The query above, on my machine runs around 3.5s. After changing prevd to IMMUTABLE, it's changing to 0.035s.


Solution

  • I started writing this as a comment, but it got a bit long, so I'm expanding it into an answer.

    As discussed in this previous answer, Postgres does not promise to always optimise based on STABLE or IMMUTABLE annotations, only that it can sometimes do so. It does this by planning the query differently by taking advantage of certain assumptions. This part of the previous answer is directly analogous to your case:

    This particular sort of rewriting depends upon immutability or stability. With where test_multi_calls1(30) != num query re-writing will happen for immutable but not for merely stable functions.

    If you change the function to IMMUTABLE and look at the query plan, you will see that the rewriting it does is really rather radical:

    Seq Scan on public.somedata  (cost=0.00..1791.00 rows=272 width=12) (actual time=0.036..14.549 rows=270 loops=1)
      Output: d, number
      Filter: (somedata.d = '2015-12-11'::date)
      Buffers: shared read=541 written=14
    Total runtime: 14.589 ms
    

    It actually runs the function while planning the query, and substitutes the value before the query is even executed. With a STABLE function, this optimisation would clearly not be appropriate - the data might change between planning and executing the query.
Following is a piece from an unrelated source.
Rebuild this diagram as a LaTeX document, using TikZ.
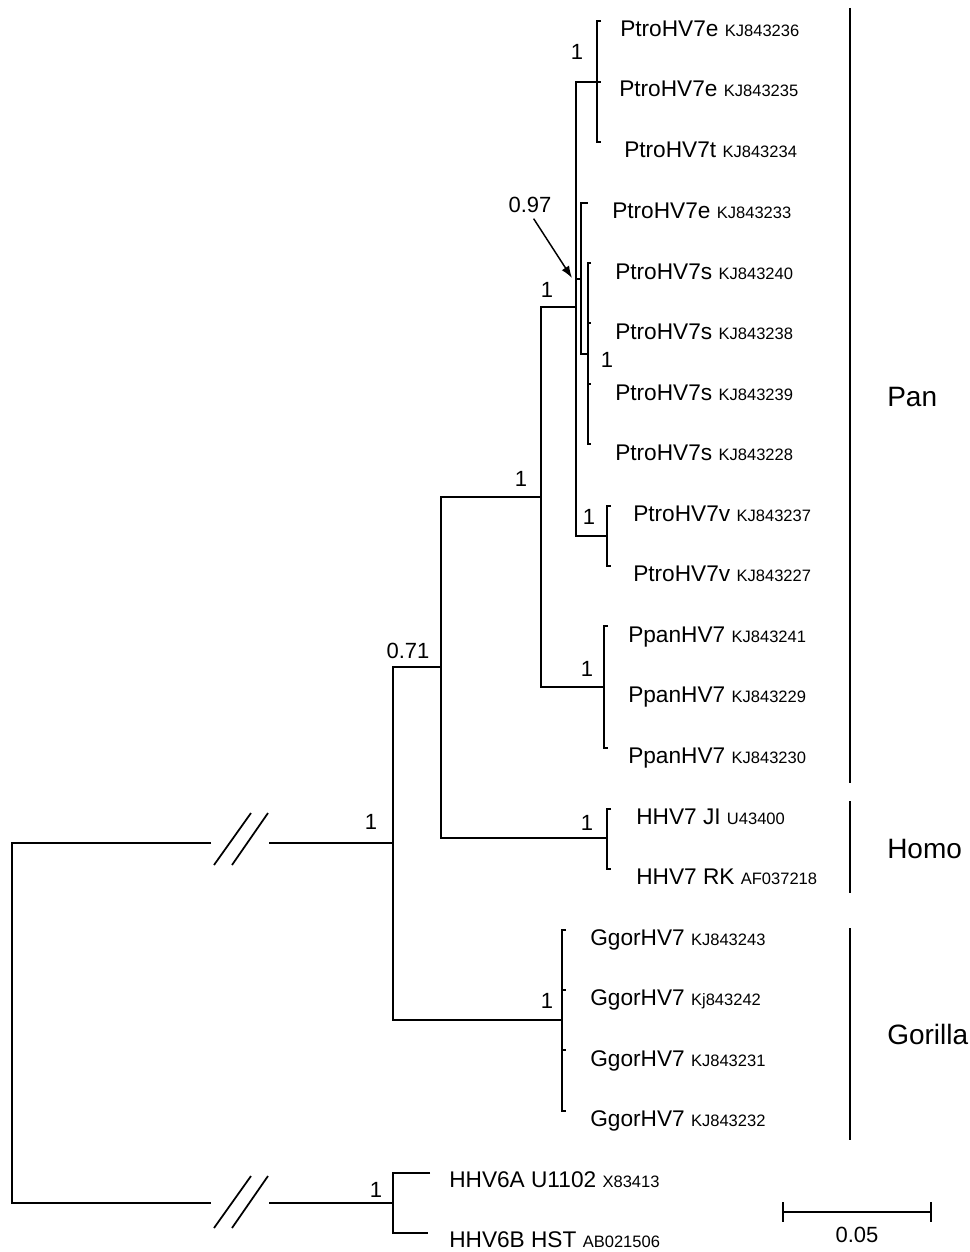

    In a comment, it was mentioned that this query results in an optimised plan:

    select avg(number) from somedata where d=(select prevd(date '2015-12-12'));
    

    This is fast, but note that the plan doesn't look anything like what the IMMUTABLE version did:

    Aggregate  (cost=1791.69..1791.70 rows=1 width=8) (actual time=14.670..14.670 rows=1 loops=1)
      Output: avg(number)
      Buffers: shared read=541 written=21
      InitPlan 1 (returns $0)
        ->  Result  (cost=0.00..0.01 rows=1 width=0) (actual time=0.001..0.001 rows=1 loops=1)
              Output: '2015-12-11'::date
      ->  Seq Scan on public.somedata  (cost=0.00..1791.00 rows=273 width=8) (actual time=0.026..14.589 rows=270 loops=1)
            Output: d, number
            Filter: (somedata.d = $0)
            Buffers: shared read=541 written=21
    Total runtime: 14.707 ms
    

    By putting it into a sub-query, you are moving the function call from the WHERE clause to the SELECT clause. More importantly, the sub-query can always be executed once and used by the rest of the query; so the function is run once in a separate node of the plan.

    To confirm this, we can take the SQL out of a function altogether:

    select avg(number) from somedata where d=(select max(d) from dates where d <  '2015-12-12');
    

    This gives a rather longer plan with very similar performance:

    Aggregate  (cost=1799.12..1799.13 rows=1 width=8) (actual time=14.174..14.174 rows=1 loops=1)
      Output: avg(somedata.number)
      Buffers: shared read=543 written=19
      InitPlan 1 (returns $0)
        ->  Aggregate  (cost=7.43..7.44 rows=1 width=4) (actual time=0.150..0.150 rows=1 loops=1)
              Output: max(dates.d)
              Buffers: shared read=2
              ->  Seq Scan on public.dates  (cost=0.00..6.56 rows=347 width=4) (actual time=0.015..0.103 rows=345 loops=1)
                    Output: dates.d
                    Filter: (dates.d < '2015-12-12'::date)
                    Buffers: shared read=2
      ->  Seq Scan on public.somedata  (cost=0.00..1791.00 rows=273 width=8) (actual time=0.190..14.098 rows=270 loops=1)
            Output: somedata.d, somedata.number
            Filter: (somedata.d = $0)
            Buffers: shared read=543 written=19
    Total runtime: 14.232 ms
    

    The important thing to note is that the inner Aggregate (the max(d)) is executed once, on a separate node from the main Seq Scan (which is checking the where clause). In this position, even a VOLATILE function can be optimised in the same way.

    In short, while you know that the query you've produced can be optimised by executing the function only once, it doesn't match any of the patterns that Postgres's query planner knows how to rewrite, so it uses a naive plan which runs the function multiple times.

    [Note: all tests performed on Postgres 9.1, because it's what I happened to have to hand.]